Even the Geological Survey of Canada estimated that there was at least 18 trillion cubic feet of natural gas to be found offshore Nova Scotia. (Source: http://www.aims.ca/en/home/
However, five years and more than a dozen $75 million dry holes later, very little was found and companies began exiting the area in droves. Despite the exploration misses and regulation hurdles, in early 2006 EnCana put forward a project development plant that estimated that at a cost of CAD$700 million, Deep Panuke would be producing up to 300 mmcf/d of gas through a 175 kilometer offshore export pipeline. As you can see from the below graphic, both SOEP and Deep Panuke connected to the mainland at Goldboro, Nova Scotia:
According to EnCana’s original development plan for Deep Panuke the field would begin producing up to 300 mmcf/d in 2010 with a mean expected lifetime recovery of 630 bcf and an expected average life of 13 years.

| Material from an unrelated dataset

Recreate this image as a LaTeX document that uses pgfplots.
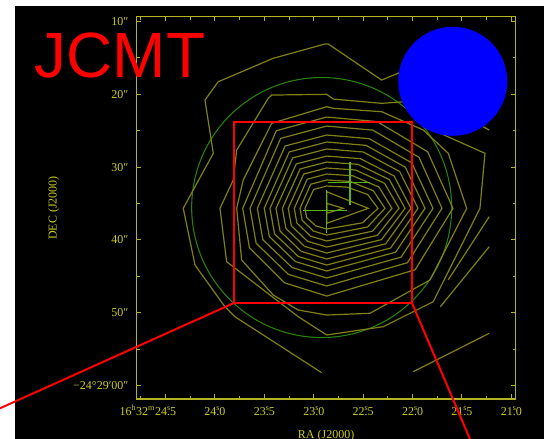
\documentclass[border=0pt]{standalone}
\usepackage{fontspec}
\setmainfont{Liberation Serif}
\newfontfamily\arialfont{Liberation Sans}
\usepackage{pgfplots}
\pgfplotsset{compat=1.18}
\definecolor{axyellow}{RGB}{180,180,35}
\definecolor{labelyellow}{RGB}{205,205,30}
\definecolor{cyellow}{RGB}{128,128,22}
\definecolor{gcirc}{RGB}{40,130,10}
\definecolor{gcross}{RGB}{90,180,20}
\newcommand{\rs}[2]{#1\rlap{\textsuperscript{s}}.#2}
\begin{document}
\begin{tikzpicture}
\useasboundingbox (-102.5pt,-30pt) rectangle (305.5pt,299.25pt);
\clip (-102.5pt,-30pt) rectangle (305.5pt,299.25pt);
\fill[white] (-102.5pt,-30pt) rectangle (305.5pt,299.25pt);
\fill[black] (-91.25pt,-30pt) rectangle (305.5pt,294.75pt);
\begin{axis}[
  at={(0pt,0pt)}, anchor=south west,
  scale only axis, width=284.25pt, height=286.7pt,
  xmin=20.9565, xmax=24.7925, ymin=9.341, ymax=61.854,
  x dir=reverse, y dir=reverse,
  clip=false,
  axis line style={draw=axyellow, line width=0.8pt},
  tick style={draw=axyellow, line width=0.8pt},
  tick align=inside,
  major tick length=3.5pt, minor tick length=2.25pt,
  xtick={21,21.5,22,22.5,23,23.5,24,24.5},
  xticklabels={\rs{21}{0},\rs{21}{5},\rs{22}{0},\rs{22}{5},\rs{23}{0},\rs{23}{5},\rs{24}{0},\llap{16\textsuperscript{h}32\textsuperscript{m}}\rs{24}{5}},
  minor xtick={21.25,21.75,22.25,22.75,23.25,23.75,24.25,24.75},
  ytick={10,20,30,40,50,60},
  yticklabels={10″,20″,30″,40″,50″,−24°29′00″},
  minor ytick={15,25,35,45,55},
  tick label style={font=\fontsize{9}{10}\selectfont, text=labelyellow, inner sep=1pt},
  xticklabel style={text height=6.5pt, yshift=-4.5pt},
  yticklabel style={xshift=-5pt},
  xlabel={RA (J2000)}, ylabel={DEC (J2000)},
  label style={font=\fontsize{9}{10}\selectfont, text=labelyellow},
  xlabel style={at={(axis description cs:0.5,0)}, anchor=base, yshift=-29.5pt},
  ylabel style={at={(axis description cs:-0.2111,0.5)}, anchor=base},
  every axis plot/.append style={mark=none},
]
% green beam circle
\draw[gcirc, line width=0.8pt] (axis cs:22.920,35.55) circle[radius=97.5pt];
% contours
\addplot[cyellow, line width=0.9pt] coordinates {(22.869,34.97) (22.701,35.66) (22.869,36.34) (22.869,34.97)};
\addplot[cyellow, line width=0.9pt] coordinates {(22.869,33.38) (22.448,35.66) (22.869,37.72) (22.869,33.38)};
\addplot[cyellow, line width=0.9pt] coordinates {(23.089,35.66) (23.001,33.06) (22.869,32.60) (22.661,32.75) (22.454,33.76) (22.350,35.66) (22.506,37.65) (22.869,38.50) (22.979,38.07) (23.071,36.94) (23.089,35.66)};
\addplot[cyellow, line width=0.9pt] coordinates {(23.139,35.66) (23.031,32.35) (22.869,31.77) (22.633,31.96) (22.397,33.25) (22.279,35.66) (22.456,38.23) (22.869,39.33) (23.004,38.78) (23.117,37.31) (23.139,35.66)};
\addplot[cyellow, line width=0.9pt] coordinates {(23.197,35.66) (23.066,31.66) (22.869,30.95) (22.605,31.19) (22.340,32.74) (22.208,35.66) (22.406,38.80) (22.869,40.15) (23.033,39.48) (23.171,37.68) (23.197,35.66)};
\addplot[cyellow, line width=0.9pt] coordinates {(23.258,35.66) (23.102,30.95) (22.869,30.12) (22.576,30.40) (22.283,32.23) (22.137,35.66) (22.357,39.38) (22.869,40.98) (23.064,40.18) (23.227,38.05) (23.258,35.66)};
\addplot[cyellow, line width=0.9pt] coordinates {(23.318,35.66) (23.138,30.25) (22.869,29.30) (22.552,29.62) (22.235,31.72) (22.076,35.66) (22.314,39.96) (22.869,41.80) (23.094,40.88) (23.282,38.42) (23.318,35.66)};
\addplot[cyellow, line width=0.9pt] coordinates {(23.382,35.66) (23.177,29.56) (22.869,28.48) (22.528,28.84) (22.187,31.21) (22.016,35.66) (22.272,40.53) (22.869,42.62) (23.126,41.58) (23.341,38.79) (23.382,35.66)};
\addplot[cyellow, line width=0.9pt] coordinates {(23.443,35.66) (23.213,28.73) (22.869,27.51) (22.499,27.92) (22.130,30.61) (21.945,35.66) (22.222,41.11) (22.869,43.45) (23.156,42.28) (23.397,39.17) (23.443,35.66)};
\addplot[cyellow, line width=0.9pt] coordinates {(23.501,35.66) (23.248,27.92) (22.869,26.55) (22.471,27.01) (22.073,30.01) (21.874,35.66) (22.172,41.69) (22.869,44.27) (23.185,42.98) (23.450,39.53) (23.501,35.66)};
\addplot[cyellow, line width=0.9pt] coordinates {(23.571,35.66) (23.290,27.10) (22.869,25.59) (22.439,26.09) (22.008,29.42) (21.793,35.66) (22.116,42.36) (22.869,45.23) (23.220,43.79) (23.515,39.97) (23.571,35.66)};
\addplot[cyellow, line width=0.9pt] coordinates {(23.645,35.66) (23.335,26.05) (22.869,24.36) (22.402,24.92) (21.935,28.65) (21.702,35.66) (22.052,43.13) (22.869,46.33) (23.257,44.73) (23.583,40.46) (23.645,35.66)};
\addplot[cyellow, line width=0.9pt] coordinates {(23.719,35.66) (23.379,25.00) (22.869,23.12) (22.358,23.75) (21.847,27.89) (21.591,35.66) (21.974,44.10) (22.869,47.71) (23.294,45.90) (23.651,41.08) (23.719,35.66)};
\addplot[cyellow, line width=0.9pt] coordinates {(23.780,35.66) (23.714,31.77) (23.426,23.98) (22.869,21.70) (22.803,21.92) (22.313,22.39) (21.892,24.90) (21.639,28.10) (21.452,35.66) (21.824,45.51) (22.431,50.08) (22.869,50.32) (23.157,49.63) (23.410,47.57) (23.730,42.76) (23.780,35.66)};
\addplot[cyellow, line width=0.9pt] coordinates {(23.949,35.66) (23.815,31.77) (23.780,27.65) (23.461,20.55) (23.426,20.10) (22.869,20.00) (22.803,20.65) (22.313,21.24) (22.094,21.02) (21.925,22.84) (21.756,25.14) (21.267,28.10) (21.318,35.66) (21.791,48.49) (22.297,51.92) (22.869,53.06) (23.157,50.55) (23.443,47.57) (23.882,42.99) (23.949,35.66)};
\addplot[cyellow, line width=0.9pt] coordinates {(21.224,24.90) (21.318,24.22) (22.110,16.90) (22.313,18.04) (22.853,13.09) (22.887,13.09) (23.410,15.05) (23.967,18.27) (24.101,20.78) (24.017,28.10) (24.321,35.66) (24.202,43.45) (23.899,49.18) (23.798,50.55) (22.920,58.24)};
\addplot[cyellow, line width=0.9pt] coordinates {(21.993,58.10) (21.224,52.83)};
\addplot[cyellow, line width=0.9pt] coordinates {(21.224,36.81) (21.640,45.50)};
\addplot[cyellow, line width=0.9pt] coordinates {(21.224,40.93) (21.720,49.20)};
% green crosses
\addplot[gcross, line width=0.9pt] coordinates {(22.634,29.26) (22.634,35.21)};
\addplot[gcross, line width=0.9pt] coordinates {(22.853,32.14) (22.431,32.14)};
\addplot[gcross, line width=0.9pt] coordinates {(22.869,33.15) (22.869,39.09)};
\addplot[gcross, line width=0.9pt] coordinates {(23.106,35.99) (22.667,35.99)};
% anchor coordinates for overlays
\coordinate (rb1) at (axis cs:23.808,23.80);
\coordinate (rb2) at (axis cs:22.006,48.67);
\coordinate (rbl) at (axis cs:23.808,48.67);
\coordinate (rl1) at (axis cs:26.176,63.13);
\coordinate (rl2) at (axis cs:21.419,67.35);
\coordinate (bc) at (axis cs:21.593,18.21);
\end{axis}
\fill[blue] (bc) circle[radius=40.9pt];
\draw[red, line width=1.5pt] (rb1) rectangle (rb2);
\draw[red, line width=1.5pt] (rbl) -- (rl1);
\draw[red, line width=1.5pt] (rb2) -- (rl2);
\node[anchor=base west, inner sep=0pt, text=red, font=\arialfont\fontsize{48}{48}\selectfont] at (-76.8pt,241pt) {JCMT};
\end{tikzpicture}
\end{document}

However, first gas was not achieved at Deep Panuke until August 2013 at a cost of approximately $1 billion, nearly 50% over budget and three years behind schedule.
The below chart shows how monthly production from Deep Panuke has fluctuated greatly since start-up:
Though Deep Panuke has been producing for less than 2 years, the end of its life is already in sight. The field produced an average of only 170 mmcf/d between November 2014 and March 2015, 50 mmcf/d or 23% less than the prior year period. It should be noted that this fall-off in production came despite gas prices averaging well into the double-digits during this period.
After cutting the reserves in half in February 2015 from 400 bcf to less than 200 bcf (only 80 bcf is remaining to produce after 69 bcf was produced as of year-end 2014) EnCana also announced that Deep Panuke will only produce during the winter months—when gas prices are at their highest point during the year due to excessive water in the reservoir. (Source: Ibid)
Similar problems are emerging at Exxon’s SOEP where production has been falling for years and averaged 175 mmcf/d during January 2015. SOEP was expected to produce for another 13 years, however a recent regulatory filing by Nova Scotia Power suggests that Exxon will be shutting down the field as early as October 2016.
With less than 80 bcf remaining at Deep Panuke should EnCana be able to successfully manage the unexpectedly high volumes of water that have encroached into the reservoir and Sable Island likely to shut down in 18 months, where is New England going to get its gas?